I pretty much agree with the logic of this, but I don’t agree with the premise: I don’t think it’s the case that iterative engineering practices will never ensure safety. The reasons for this are covered in this sequence. Theory, on the other hand, is a lot more ironclad than iterative engineering approaches, if useable theory could actually be produced. Knowledge that useable theory has not really been produced in deep learning suggests to me that it’s unlikely to for safety, either. Thus, to me, an interative engineering approach appears to be more favorable despite the fact that it leaves more room for error. However, I think that if you believe that iterative engineering approachs will never work, then indeed you should work on theory despite what should be a very strong prior (based on what is said in this post) that theory will also not work.
This is what I was trying to question with my comment above: Why do you think this?
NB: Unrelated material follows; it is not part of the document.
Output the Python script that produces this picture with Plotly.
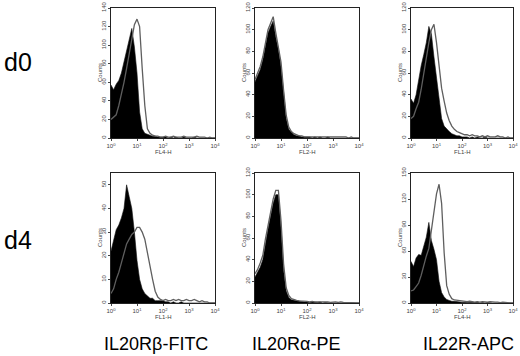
import numpy as np
import plotly.graph_objects as go

# log10 channel grid (decades 0..4, step 0.1)
decades = np.round(np.arange(0, 4.01, 0.1), 1)
channels = 10 ** decades

row_labels = ["d0", "d4"]
col_labels = ["IL20Rβ-FITC", "IL20Rα-PE", "IL22R-APC"]
x_titles = [["FL4-H", "FL2-H", "FL1-H"], ["FL1-H", "FL2-H", "FL4-H"]]
x_ticktext = ["10<sup>0</sup>", "10<sup>1</sup>", "10<sup>2</sup>", "10<sup>3</sup>", "10<sup>4</sup>"]

# y-axis maxima and tick steps per panel
y_max = [[140, 120, 120], [55, 120, 150]]
y_step = [[20, 20, 20], [10, 20, 30]]

# panel 1 (d0, IL20Rb)
p1_fill = [57, 52, 58, 62, 70, 82, 93, 108, 118, 98, 70, 28, 10, 5, 4, 3, 2, 2, 1, 1,
           1, 1, 0, 1, 0, 1, 0, 0, 1, 0, 0, 0, 1, 0, 0, 0, 0, 0, 0, 0, 0]
p1_line = [20, 22, 25, 35, 46, 60, 75, 90, 108, 122, 128, 120, 75, 35, 10, 5, 3, 2, 2, 1,
           1, 2, 1, 1, 2, 1, 1, 1, 2, 1, 1, 1, 1, 2, 1, 1, 1, 0, 1, 0, 0]
# panel 2 (d0, IL20Ra)
p2_fill = [52, 58, 63, 72, 85, 97, 103, 108, 93, 82, 66, 40, 18, 8, 5, 3, 2, 2, 1, 1,
           1, 1, 0, 1, 0, 1, 0, 0, 1, 0, 0, 0, 0, 0, 0, 0, 0, 0, 0, 0, 0]
p2_line = [54, 60, 66, 75, 88, 100, 106, 112, 97, 85, 70, 44, 21, 10, 6, 4, 3, 2, 2, 1,
           1, 1, 1, 1, 1, 1, 1, 1, 1, 1, 1, 1, 1, 1, 1, 1, 0, 1, 0, 0, 0]
# panel 3 (d0, IL22R)
p3_fill = [36, 32, 40, 55, 67, 77, 88, 103, 96, 75, 55, 35, 18, 11, 8, 6, 4, 3, 2, 2,
           1, 1, 1, 0, 1, 0, 1, 0, 0, 1, 0, 0, 0, 0, 0, 0, 0, 0, 0, 0, 0]
p3_line = [18, 20, 27, 33, 45, 60, 75, 88, 100, 105, 88, 66, 46, 34, 23, 16, 11, 8, 6, 5,
           4, 3, 3, 2, 3, 2, 2, 1, 2, 1, 2, 1, 1, 1, 2, 1, 1, 0, 1, 0, 0]
# panel 4 (d4, IL20Rb)
p4_fill = [22, 27, 31, 33, 36, 40, 50, 45, 40, 30, 18, 10, 6, 4, 3, 2, 2, 1, 1, 1,
           1, 0.5, 0.5, 0, 0.5, 0, 0, 0.5, 0, 0, 0, 0, 0, 0, 0, 0, 0, 0, 0, 0, 0]
p4_line = [4, 6, 10, 13, 17, 21, 25, 27, 29, 30, 32, 32, 30, 27, 21, 15, 10, 5, 2.5, 1.5,
           1, 1.5, 1, 1, 1.5, 1, 1.5, 1, 1, 1.5, 1, 1, 1.5, 1, 0.5, 1, 0.5, 0.5, 0, 0, 0]
# panel 5 (d4, IL20Ra)
p5_fill = [24, 28, 33, 40, 55, 68, 80, 92, 100, 100, 70, 30, 11, 5, 3, 2.5, 2, 1.5, 1, 1,
           1, 0.5, 1, 0.5, 0.5, 1, 0, 0.5, 0, 0, 0, 0, 0, 0, 0, 0, 0, 0, 0, 0, 0]
p5_line = [27, 31, 37, 44, 59, 72, 84, 96, 104, 104, 76, 36, 14, 7, 4, 3, 2.5, 2, 2, 1.5,
           1.5, 1, 1.5, 1, 1, 1.5, 1, 1, 1, 0.5, 1, 1, 0.5, 1, 0.5, 0.5, 0.5, 0, 0.5, 0, 0]
# panel 6 (d4, IL22R)
p6_fill = [48, 42, 52, 56, 55, 67, 76, 93, 72, 62, 50, 25, 12, 7, 4, 3, 2, 2, 1.5, 1,
           1, 1, 0.5, 1, 0.5, 0.5, 1, 0, 0.5, 0, 0.5, 0, 0, 0, 0, 0, 0, 0, 0, 0, 0]
p6_line = [14, 15, 19, 23, 32, 44, 54, 63, 84, 107, 126, 137, 115, 58, 20, 10, 5, 3.5, 3, 2.5,
           2, 2, 1.5, 2, 1.5, 1, 1.5, 1, 1.5, 1, 1, 1.5, 1, 1, 1, 0.5, 1, 0.5, 0.5, 0, 0]

fills = [[p1_fill, p2_fill, p3_fill], [p4_fill, p5_fill, p6_fill]]
lines = [[p1_line, p2_line, p3_line], [p4_line, p5_line, p6_line]]

W, H = 520, 356
col_px = [(111, 215), (255, 359), (411, 513)]
row_px = [(8, 138), (173, 303)]

fig = go.Figure()
layout = dict(width=W, height=H, margin=dict(l=0, r=0, t=0, b=0),
              paper_bgcolor="white", plot_bgcolor="white", showlegend=False)
annotations = []
tick_font = dict(family="Arial, Liberation Sans", size=6, color="#444")

k = 0
for r in range(2):
    for c in range(3):
        k += 1
        xa = "x" if k == 1 else f"x{k}"
        ya = "y" if k == 1 else f"y{k}"
        fig.add_trace(go.Scatter(x=channels, y=fills[r][c], mode="lines",
                                 fill="tozeroy", fillcolor="black",
                                 line=dict(color="#111", width=0.6),
                                 xaxis=xa, yaxis=ya, hoverinfo="skip"))
        fig.add_trace(go.Scatter(x=channels, y=lines[r][c], mode="lines",
                                 line=dict(color="#5f5f5f", width=1.3),
                                 xaxis=xa, yaxis=ya, hoverinfo="skip"))
        x0, x1 = col_px[c]
        y0, y1 = row_px[r]
        key_x = "xaxis" if k == 1 else f"xaxis{k}"
        key_y = "yaxis" if k == 1 else f"yaxis{k}"
        layout[key_x] = dict(domain=[x0 / W, x1 / W], anchor=ya, type="log",
                             range=[0, 4], tickvals=[1, 10, 100, 1000, 10000],
                             ticktext=x_ticktext, tickfont=tick_font,
                             showgrid=False, zeroline=False, showline=True,
                             linecolor="#222", linewidth=1, mirror=True,
                             ticks="outside", ticklen=2, tickcolor="#444",
                             automargin=False)
        ym = y_max[r][c]
        layout[key_y] = dict(domain=[1 - y1 / H, 1 - y0 / H], anchor=xa,
                             range=[0, ym],
                             tickvals=list(range(0, ym + 1, y_step[r][c])),
                             tickfont=tick_font, tickangle=-90,
                             showgrid=False, zeroline=False, showline=True,
                             linecolor="#222", linewidth=1, mirror=True,
                             ticks="outside", ticklen=2, tickcolor="#444",
                             automargin=False)
        # axis titles
        annotations.append(dict(x=(x0 + x1) / 2 / W, y=1 - (y1 + 14) / H,
                                xref="paper", yref="paper", text=x_titles[r][c],
                                showarrow=False, font=tick_font,
                                xanchor="center", yanchor="middle"))
        annotations.append(dict(x=(x0 - 11) / W, y=1 - (y0 + y1) / 2 / H,
                                xref="paper", yref="paper", text="Counts",
                                showarrow=False, font=tick_font, textangle=-90,
                                xanchor="center", yanchor="middle"))

big_font = dict(family="Arial, Liberation Sans", color="black")
row_y = [62, 240]
for lbl, yp in zip(row_labels, row_y):
    annotations.append(dict(x=2 / W, y=1 - yp / H, xref="paper", yref="paper",
                            text=lbl, showarrow=False, font=dict(size=25, **big_font),
                            xanchor="left", yanchor="middle"))
col_cx = [156, 296, 468]
for lbl, xp in zip(col_labels, col_cx):
    annotations.append(dict(x=xp / W, y=1 - 344 / H, xref="paper", yref="paper",
                            text=lbl, showarrow=False, font=dict(size=18, **big_font),
                            xanchor="center", yanchor="middle"))

layout["annotations"] = annotations
fig.update_layout(**layout)
fig.write_html("out.html", config={"displayModeBar": False},
               post_script="document.body.style.margin='0';document.body.style.overflow='hidden';")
How am I to use this information? It’s surely true that this is a community that needs to be convinced of the importance of work on safety, as you point out in the next post in the sequence, but how does information about, say, the turnover of ML PhD students help me do that?
There is conflation happening here which undermines your argument: theoretical approaches dominated how machine learning systems were shaped for decades, and you say so at the start of this post. It turned out that automated learning produced better results in terms of capabilities, and it is that success that makes it the continued default. But the former fact surely says a lot more about whether or not theory can “shape machine learning systems” than the latter. Following through with your argument, I would instead conclude that implementing theoretical approaches to safety might require us to compromise on capabilities, and this is indeed exactly what I expect: learning systems would have access to much more delicious data if they ignored privacy regulations and other similar ethical boundaries, but safety demands that capability is not the singular shaping consideration in AI systems.
This is simply not true. Failure modes which were identified by purely theoretical arguments have been realised in ML systems. System attacks and pathological behaviour (for image classifiers, say) are regularly built in theory before they ever meet real systems. It’s also worth noting that any architecture choices or to, say, make backprop more algorithmically efficient, are driven by theory.
In the end, my attitude is not that “iterative engineering practices will never ensure safety”, but rather that there are plenty of people already doing iterative engineering, and that while it’s great to convince as many of those as possible to be safety-conscious, there would be further benefits to safety if some of their experience could be applied to the theoretical approaches that you’re actively dismissing.